Motion Focus Recognition in Fast-Moving Egocentric Video
Si-En Hong, James Tribble, Alexander Lake, Hao Wang, Chaoyi Zhou, Ashish Bastola, Siyu Huang, Eisa Chaudhary, Brian Canada, Ismahan Arslan-Ari, and Abolfazl Razi

TL;DR
This paper introduces a real-time, motion focus recognition method for egocentric videos that estimates locomotion intention, enabling motion analysis in fast-moving scenarios for edge devices.
Contribution
The work presents a novel real-time motion focus recognition approach using foundation models and system optimizations for scalable inference in egocentric videos.
Findings
Achieves real-time performance with manageable memory use.
Effective on a collected egocentric action dataset.

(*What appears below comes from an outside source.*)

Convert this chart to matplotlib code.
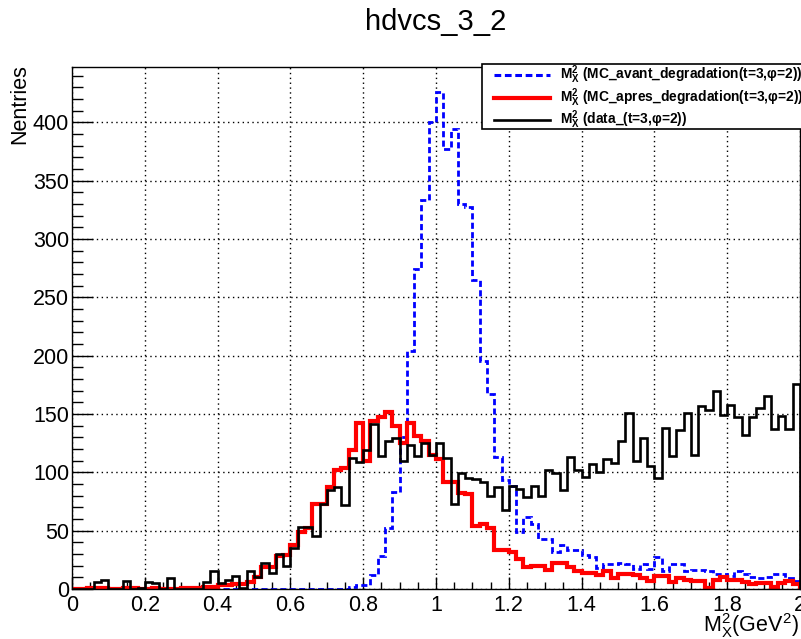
import numpy as np
import matplotlib
matplotlib.use("Agg")
import matplotlib.pyplot as plt
from matplotlib.ticker import MultipleLocator, FuncFormatter
from matplotlib.lines import Line2D
from matplotlib.patches import Rectangle

plt.rcParams['font.family'] = ['Liberation Sans', 'DejaVu Sans']

# HISTOGRAM CONTENTS (100 bins from 0 to 2 GeV^2)
edges = np.linspace(0, 2, 101)

mc_avant = [0, 0, 0, 0, 0, 0, 0, 0, 0, 0,
            0, 0, 0, 0, 0, 0, 0, 0, 0, 0,
            0, 0, 0, 0, 0, 0, 0, 0, 0, 0,
            0, 0, 0, 0, 0, 0, 0, 0, 2, 3,
            3, 12, 28, 52, 83, 130, 204, 274, 333, 400,
            426, 377, 394, 330, 327, 265, 195, 167, 113, 93,
            88, 49, 62, 56, 43, 43, 32, 38, 33, 33,
            29, 27, 18, 21, 21, 22, 21, 17, 21, 17,
            27, 15, 21, 21, 15, 16, 16, 15, 13, 13,
            11, 15, 13, 10, 9, 10, 13, 13, 9, 7]

mc_apres = [0, 0, 1, 1, 1, 0, 0, 1, 1, 0,
            0, 1, 0, 0, 0, 1, 1, 1, 2, 2,
            3, 3, 4, 4, 6, 10, 19, 19, 28, 29,
            38, 49, 52, 73, 73, 87, 102, 104, 119, 142,
            110, 144, 147, 152, 140, 125, 142, 131, 127, 115,
            111, 92, 92, 82, 81, 54, 56, 52, 33, 33,
            32, 26, 19, 20, 20, 16, 22, 22, 19, 15,
            14, 14, 12, 15, 9, 13, 13, 12, 9, 7,
            11, 11, 6, 9, 8, 7, 7, 1, 8, 10,
            8, 8, 6, 4, 5, 5, 2, 5, 7, 4]

data = [0, 0, 0, 6, 8, 0, 0, 7, 0, 1,
        6, 5, 0, 9, 0, 0, 0, 0, 6, 15,
        5, 8, 11, 1, 15, 10, 22, 14, 30, 20,
        35, 53, 53, 45, 73, 85, 87, 72, 112, 109,
        119, 141, 114, 127, 129, 110, 123, 114, 125, 115,
        125, 112, 73, 99, 95, 94, 92, 80, 87, 68,
        88, 86, 79, 88, 80, 102, 99, 85, 113, 102,
        96, 107, 100, 111, 108, 127, 151, 110, 129, 105,
        95, 138, 114, 136, 151, 115, 157, 153, 170, 149,
        158, 147, 132, 147, 155, 165, 137, 148, 137, 176]

labels = [r'M$_{\mathregular{X}}^{\mathregular{2}}$ (MC_avant_degradation(t=3,$\mathregular{\varphi}$=2))',
          r'M$_{\mathregular{X}}^{\mathregular{2}}$ (MC_apres_degradation(t=3,$\mathregular{\varphi}$=2))',
          r'M$_{\mathregular{X}}^{\mathregular{2}}$ (data_(t=3,$\mathregular{\varphi}$=2))']


def main():
    W, H = 801, 639
    fig = plt.figure(figsize=(W / 100, H / 100), dpi=100)
    ax = fig.add_axes([72 / W, 50 / H, 728 / W, 522 / H])

    ax.stairs(mc_avant, edges, color='blue', lw=2.0, ls=(0, (2.2, 1.2)), baseline=0)
    ax.stairs(mc_apres, edges, color='red', lw=3.0, baseline=0)
    ax.stairs(data, edges, color='black', lw=1.9, baseline=0)

    ax.set_xlim(0, 2)
    ax.set_ylim(0, 1.05 * max(mc_avant))

    ax.xaxis.set_major_locator(MultipleLocator(0.2))
    ax.xaxis.set_minor_locator(MultipleLocator(0.05))
    ax.yaxis.set_major_locator(MultipleLocator(50))
    ax.yaxis.set_minor_locator(MultipleLocator(10))
    ax.xaxis.set_major_formatter(FuncFormatter(lambda v, p: '%g' % round(v, 2)))
    ax.yaxis.set_major_formatter(FuncFormatter(lambda v, p: '%d' % v))

    ax.grid(True, which='major', ls=(0, (1, 2.5)), color='black', lw=1.0)
    ax.set_axisbelow(True)
    ax.tick_params(axis='both', which='both', direction='in', top=False, right=False,
                   labelsize=15.5, width=1)
    ax.tick_params(axis='x', which='major', length=9, pad=4)
    ax.tick_params(axis='x', which='minor', length=5)
    ax.tick_params(axis='y', which='major', length=15, pad=2)
    ax.tick_params(axis='y', which='minor', length=8)
    for s in ax.spines.values():
        s.set_linewidth(1)

    # TITLE AND AXIS LABELS
    fig.text(436 / W, 1 - 22 / H, 'hdvcs_3_2', ha='center', va='center', fontsize=21)
    fig.text(20 / W, 1 - 64 / H, 'Nentries', rotation=90, ha='center', va='top', fontsize=15.5)
    fig.text(799 / W, 1 - 626 / H, r'M$_{\mathregular{X}}^{\mathregular{2}}$(GeV$^{\mathregular{2}}$)',
             ha='right', va='center', fontsize=15.5)

    # LEGEND (ROOT style box)
    box = Rectangle((482 / W, 1 - 129 / H), 320 / W, 65 / H, transform=fig.transFigure,
                    facecolor='white', edgecolor='black', lw=1.2, zorder=5)
    fig.patches.append(box)
    styles = [dict(color='blue', lw=2.2, ls=(0, (2.2, 1.2))),
              dict(color='red', lw=3.0),
              dict(color='black', lw=1.9)]
    rows = [75, 98, 120]
    for yy, st, lab in zip(rows, styles, labels):
        fig.add_artist(Line2D([494 / W, 550 / W], [1 - yy / H, 1 - yy / H],
                              transform=fig.transFigure, zorder=6, **st))
        fig.text(560 / W, 1 - yy / H, lab, ha='left', va='center', fontsize=9.9,
                 fontweight='bold', zorder=6)

    fig.savefig('out.png', dpi=100)


if __name__ == "__main__":
    main()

Enables motion-centric analysis for edge deployment.
Abstract
From Vision-Language-Action (VLA) systems to robotics, existing egocentric datasets primarily focus on action recognition tasks, while largely overlooking the inherent role of motion analysis in sports and other fast-movement scenarios. To bridge this gap, we propose a real-time motion focus recognition method that estimates the subject's locomotion intention from any egocentric video. We leverage the foundation model for camera pose estimation and introduce system-level optimizations to enable efficient and scalable inference. Evaluated on a collected egocentric action dataset, our method achieves real-time performance with manageable memory consumption through a sliding batch inference strategy. This work makes motion-centric analysis practical for edge deployment and offers a complementary perspective to existing egocentric studies on sports and fast-movement activities.